Raw data:

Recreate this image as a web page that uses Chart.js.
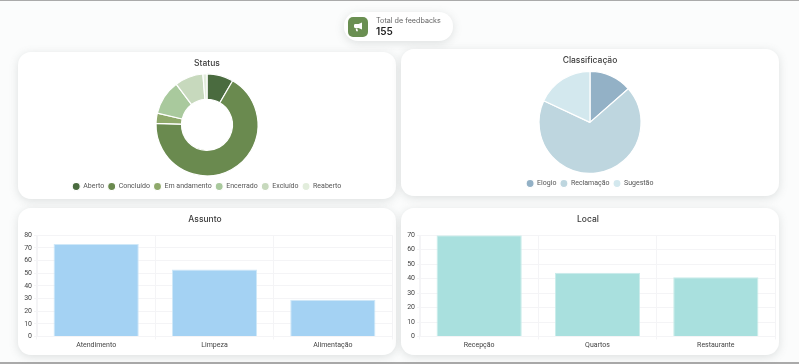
<!DOCTYPE html>
<html><head><meta charset="utf-8">
<script src="https://cdn.jsdelivr.net/npm/chart.js@4"></script>
<style>
html,body{margin:0;padding:0;background:#fbfcfc;width:799px;height:364px;overflow:hidden;font-family:Inter,sans-serif}
#wrap{position:absolute;left:0;top:0;width:799px;height:364px;filter:blur(.35px)}
.topbar,.botbar{position:absolute;left:0;width:799px;background:#aaa}
.topbar{top:0;height:1px}.botbar{top:362px;height:2px}
.card{position:absolute;background:#fff;border-radius:13px;box-shadow:0 2px 10px rgba(100,110,110,.2)}
.card canvas{position:absolute;left:0;top:0}
#total{left:344px;top:12px;width:109px;height:29px;border-radius:14px}
#ico{position:absolute;left:4px;top:5px;width:20px;height:20px;border-radius:5px;background:#6a8f52}
#ico svg{position:absolute;left:4px;top:4px}
#lbl{position:absolute;left:32px;top:4px;font-size:7.2px;color:#666;white-space:nowrap}
#val{position:absolute;left:32px;top:13px;font-size:10px;font-weight:600;color:#222}
</style></head><body><div id="wrap">
<div class="topbar"></div><div class="botbar"></div>
<div class="card" id="total"><div id="ico"><svg width="12" height="12" viewBox="0 0 12 12"><path fill="#fff" d="M10 1.5v7L6.5 7H3.2a1.2 1.2 0 0 1-1.2-1.2V4.2A1.2 1.2 0 0 1 3.2 3h3.3zM3.6 7.6h1.7l.7 2.6H4.3z"/></svg></div>
<div id="lbl">Total de feedbacks</div><div id="val">155</div></div>
<div class="card" style="left:18px;top:52px;width:378px;height:147px"><canvas id="c1" width="378" height="148"></canvas></div>
<div class="card" style="left:401px;top:49px;width:378px;height:147px"><canvas id="c2" width="378" height="148"></canvas></div>
<div class="card" style="left:18px;top:208px;width:378px;height:147px"><canvas id="c3" width="378" height="147"></canvas></div>
<div class="card" style="left:401px;top:208px;width:378px;height:147px"><canvas id="c4" width="378" height="147"></canvas></div>
</div>
<script>
const statusLabels=['Aberto','Concluído','Em andamento','Encerrado','Excluído','Reaberto'];
const statusValues=[13,104,5,17,14,2];
const statusColors=['#4a6b3f','#6a8a4f','#8fa96b','#a9c99d','#c7d9bd','#e2eddc'];
const classLabels=['Elogio','Reclamação','Sugestão'];
const classValues=[21,106,28];
const classColors=['#93b1c6','#bed6df','#d3e8ee'];
const assuntoLabels=['Atendimento','Limpeza','Alimentação'];
const assuntoValues=[73,53,29];
const localLabels=['Recepção','Quartos','Restaurante'];
const localValues=[70,44,41];
const titleFont={family:'Inter',size:8.5,weight:'500'};
const tickFont={family:'Roboto',size:7};
function titleOpt(t,b){return {display:true,text:t,color:'#3c3c3c',font:titleFont,padding:{top:6,bottom:b}};}
function round(id,type,labels,values,colors,title,cutout,gap){
 new Chart(document.getElementById(id),{type,data:{labels,datasets:[{data:values,backgroundColor:colors,borderColor:'#fff',borderWidth:1.2,radius:51}]},
 options:{responsive:false,animation:false,cutout,layout:{padding:{top:0,bottom:0}},plugins:{title:titleOpt(title,gap),
  legend:{position:'bottom',labels:{usePointStyle:true,pointStyle:'circle',boxWidth:8,boxHeight:5.7,padding:4,color:'#555',font:tickFont}}}}});
}
function bars(id,labels,values,color,border,title,max){
 new Chart(document.getElementById(id),{type:'bar',data:{labels,datasets:[{data:values,backgroundColor:color,borderColor:border,borderWidth:1,categoryPercentage:0.8,barPercentage:0.9}]},
 options:{responsive:false,animation:false,layout:{padding:{left:0,right:4,bottom:0}},plugins:{title:titleOpt(title,11),legend:{display:false}},
 scales:{x:{afterFit:s=>{s.height=18.5},grid:{color:'#f4f4f6',tickLength:3},border:{color:'#f4f4f6'},ticks:{color:'#444',font:tickFont,padding:2}},
 y:{afterFit:s=>{s.width=19},min:0,max,ticks:{stepSize:10,autoSkip:false,color:'#444',font:tickFont,padding:2},grid:{color:'#f4f4f6',tickLength:3},border:{color:'#f4f4f6'}}}}});
}
round('c1','doughnut',statusLabels,statusValues,statusColors,'Status','50%',2.5);
round('c2','pie',classLabels,classValues,classColors,'Classificação',0,3.5);
bars('c3',assuntoLabels,assuntoValues,'#a4d2f3','#cfe8f8','Assunto',80);
bars('c4',localLabels,localValues,'#a9e0de','#c9ecea','Local',70);
</script></body></html>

Short problem:
Repeat the listing in full and exactly. Leave any pictures out.

Right answer:
Recreate this image as a web page that uses Chart.js.
<!DOCTYPE html>
<html><head><meta charset="utf-8">
<script src="https://cdn.jsdelivr.net/npm/chart.js@4"></script>
<style>
html,body{margin:0;padding:0;background:#fbfcfc;width:799px;height:364px;overflow:hidden;font-family:Inter,sans-serif}
#wrap{position:absolute;left:0;top:0;width:799px;height:364px;filter:blur(.35px)}
.topbar,.botbar{position:absolute;left:0;width:799px;background:#aaa}
.topbar{top:0;height:1px}.botbar{top:362px;height:2px}
.card{position:absolute;background:#fff;border-radius:13px;box-shadow:0 2px 10px rgba(100,110,110,.2)}
.card canvas{position:absolute;left:0;top:0}
#total{left:344px;top:12px;width:109px;height:29px;border-radius:14px}
#ico{position:absolute;left:4px;top:5px;width:20px;height:20px;border-radius:5px;background:#6a8f52}
#ico svg{position:absolute;left:4px;top:4px}
#lbl{position:absolute;left:32px;top:4px;font-size:7.2px;color:#666;white-space:nowrap}
#val{position:absolute;left:32px;top:13px;font-size:10px;font-weight:600;color:#222}
</style></head><body><div id="wrap">
<div class="topbar"></div><div class="botbar"></div>
<div class="card" id="total"><div id="ico"><svg width="12" height="12" viewBox="0 0 12 12"><path fill="#fff" d="M10 1.5v7L6.5 7H3.2a1.2 1.2 0 0 1-1.2-1.2V4.2A1.2 1.2 0 0 1 3.2 3h3.3zM3.6 7.6h1.7l.7 2.6H4.3z"/></svg></div>
<div id="lbl">Total de feedbacks</div><div id="val">155</div></div>
<div class="card" style="left:18px;top:52px;width:378px;height:147px"><canvas id="c1" width="378" height="148"></canvas></div>
<div class="card" style="left:401px;top:49px;width:378px;height:147px"><canvas id="c2" width="378" height="148"></canvas></div>
<div class="card" style="left:18px;top:208px;width:378px;height:147px"><canvas id="c3" width="378" height="147"></canvas></div>
<div class="card" style="left:401px;top:208px;width:378px;height:147px"><canvas id="c4" width="378" height="147"></canvas></div>
</div>
<script>
const statusLabels=['Aberto','Concluído','Em andamento','Encerrado','Excluído','Reaberto'];
const statusValues=[13,104,5,17,14,2];
const statusColors=['#4a6b3f','#6a8a4f','#8fa96b','#a9c99d','#c7d9bd','#e2eddc'];
const classLabels=['Elogio','Reclamação','Sugestão'];
const classValues=[21,106,28];
const classColors=['#93b1c6','#bed6df','#d3e8ee'];
const assuntoLabels=['Atendimento','Limpeza','Alimentação'];
const assuntoValues=[73,53,29];
const localLabels=['Recepção','Quartos','Restaurante'];
const localValues=[70,44,41];
const titleFont={family:'Inter',size:8.5,weight:'500'};
const tickFont={family:'Roboto',size:7};
function titleOpt(t,b){return {display:true,text:t,color:'#3c3c3c',font:titleFont,padding:{top:6,bottom:b}};}
function round(id,type,labels,values,colors,title,cutout,gap){
 new Chart(document.getElementById(id),{type,data:{labels,datasets:[{data:values,backgroundColor:colors,borderColor:'#fff',borderWidth:1.2,radius:51}]},
 options:{responsive:false,animation:false,cutout,layout:{padding:{top:0,bottom:0}},plugins:{title:titleOpt(title,gap),
  legend:{position:'bottom',labels:{usePointStyle:true,pointStyle:'circle',boxWidth:8,boxHeight:5.7,padding:4,color:'#555',font:tickFont}}}}});
}
function bars(id,labels,values,color,border,title,max){
 new Chart(document.getElementById(id),{type:'bar',data:{labels,datasets:[{data:values,backgroundColor:color,borderColor:border,borderWidth:1,categoryPercentage:0.8,barPercentage:0.9}]},
 options:{responsive:false,animation:false,layout:{padding:{left:0,right:4,bottom:0}},plugins:{title:titleOpt(title,11),legend:{display:false}},
 scales:{x:{afterFit:s=>{s.height=18.5},grid:{color:'#f4f4f6',tickLength:3},border:{color:'#f4f4f6'},ticks:{color:'#444',font:tickFont,padding:2}},
 y:{afterFit:s=>{s.width=19},min:0,max,ticks:{stepSize:10,autoSkip:false,color:'#444',font:tickFont,padding:2},grid:{color:'#f4f4f6',tickLength:3},border:{color:'#f4f4f6'}}}}});
}
round('c1','doughnut',statusLabels,statusValues,statusColors,'Status','50%',2.5);
round('c2','pie',classLabels,classValues,classColors,'Classificação',0,3.5);
bars('c3',assuntoLabels,assuntoValues,'#a4d2f3','#cfe8f8','Assunto',80);
bars('c4',localLabels,localValues,'#a9e0de','#c9ecea','Local',70);
</script></body></html>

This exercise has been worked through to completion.